Marion Bowman
External Scientific Expert
Marion Bowman, Professor of Vernacular Religion, has been based in Religious Studies at The Open University UK since 2000. With a background in Religious Studies and Folklore/Ethnology, her research has tended to be fieldwork-based, with people within, on the margins of and outside institutional religion, and she has conducted long term research in Glastonbury, a significant pilgrimage destination and microcosm of contemporary spirituality and vernacular religiosity on which she has published extensively. Her research interests include material religion; spiritual economies; non-traditional pilgrimage, and the contemporary growth of ‘Caminoised’ pilgrimage – that is, pilgrimage influenced by the Camino de Santiago.
She was Co-Investigator leading the fieldwork activity on the AHRC funded project Pilgrimage and England’s Cathedrals, Past and Present, 2014-2018, and as visiting .2 Professor at the University of Oslo, 2016-2018, she was involved in researching the phenomenon of ‘new’ and ‘renewed’ pilgrimage in Norway and other parts of northern Europe.

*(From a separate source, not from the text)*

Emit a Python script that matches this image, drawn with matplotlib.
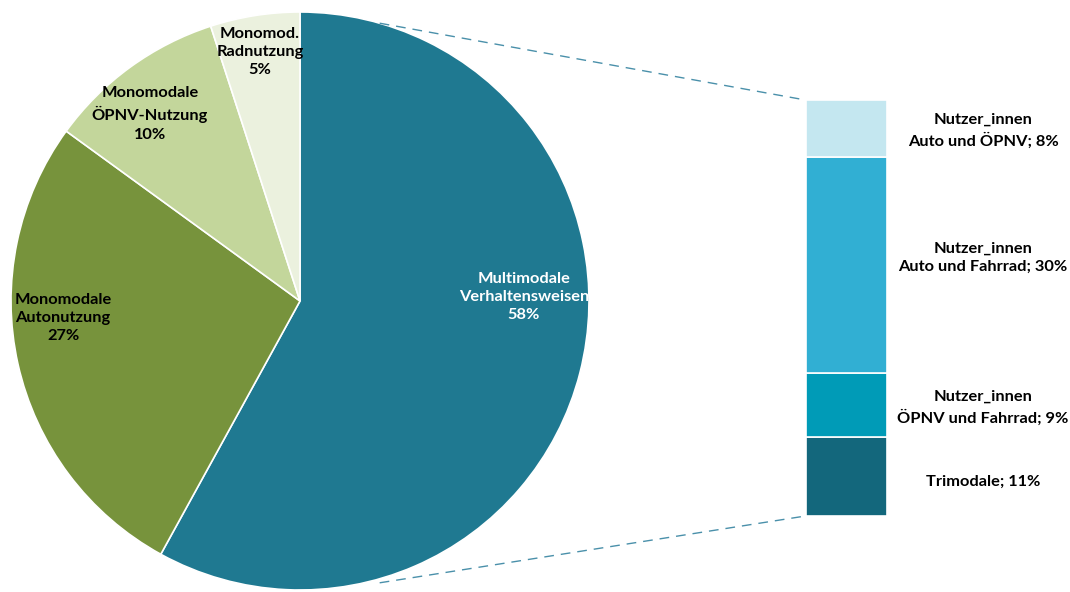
import numpy as np
import matplotlib.pyplot as plt

# main split of the pie (clockwise from 12 o'clock)
pie_labels = ["Multimodale\nVerhaltensweisen\n58%",
              "Monomodale\nAutonutzung\n27%",
              "Monomodale\nÖPNV-Nutzung\n10%",
              "Monomod.\nRadnutzung\n5%"]
pie_values = [58, 27, 10, 5]
pie_colors = ["#1F7991", "#77933C", "#C3D69B", "#EBF1DE"]

# breakdown of the multimodal share, top to bottom
bar_labels = ["Nutzer_innen\nAuto und ÖPNV; 8%",
              "Nutzer_innen\nAuto und Fahrrad; 30%",
              "Nutzer_innen\nÖPNV und Fahrrad; 9%",
              "Trimodale; 11%"]
bar_values = [8, 30, 9, 11]
bar_colors = ["#C4E7F0", "#31AFD3", "#009BB7", "#13677C"]

W, H = 1070, 592
fig = plt.figure(figsize=(W / 100, H / 100), dpi=100)
ax = fig.add_axes([0, 0, 1, 1])

cx, cy, r = 300, 291, 289
wedges, _ = ax.pie(pie_values, colors=pie_colors, startangle=90, counterclock=False,
                   center=(cx, cy), radius=r, frame=True,
                   wedgeprops=dict(edgecolor="white", linewidth=1.2))
ax.set_xlim(0, W)
ax.set_ylim(0, H)
ax.set_aspect("equal")
ax.axis("off")

font = dict(family="Lato", fontweight="bold", fontsize=11.8, ha="center", va="center",
            linespacing=1.4)
pie_text_pos = [(524, 295), (63, 274), (150, 478), (260, 540)]
for lab, (tx, ty), col in zip(pie_labels, pie_text_pos, ["white", "black", "black", "black"]):
    ax.text(tx, ty, lab, color=col, **font)

# stacked bar, drawn from the bottom segment upwards
bx, bw = 846, 81
unit = 416 / sum(bar_values)
bottom = 76
for val, col in zip(bar_values[::-1], bar_colors[::-1]):
    ax.bar(bx, val * unit, width=bw, bottom=bottom, color=col, edgecolor="white", linewidth=1.2)
    bottom += val * unit
bar_top = bottom

bar_text_y = [110, 184, 334, 461]
for lab, ty in zip(bar_labels[::-1], bar_text_y):
    ax.text(983, ty, lab, color="black", **font)

# connector lines from the pie to the bar
ang = np.deg2rad(74)
line_kw = dict(color="#4A90AA", linewidth=1.0, linestyle=(0, (7, 5)))
ax.plot([cx + r * np.cos(ang), bx - bw / 2], [cy + r * np.sin(ang), bar_top], **line_kw)
ax.plot([cx + r * np.cos(ang), bx - bw / 2], [cy - r * np.sin(ang) - 4, 76], **line_kw)

fig.savefig("out.png", dpi=100)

She has co-edited two books with Ülo Valk, Vernacular Knowledge: Contesting Authority, Expressing Beliefs (Equinox, 2022) and Vernacular Religion in Everyday Life: Expressions of Belief (Equinox, 2012); a Special Issue on ‘Reframing Pilgrimage in Northern Europe’ (NUMEN 67:5-6 2020) with Dirk Johannsen and Ane Ohrvik; and a Thematic Issue on ‘Religion in Cathedrals: Pilgrimage, Place, Heritage, and the Politics of Replication’ with Simon Coleman (Religion 49:1 2019).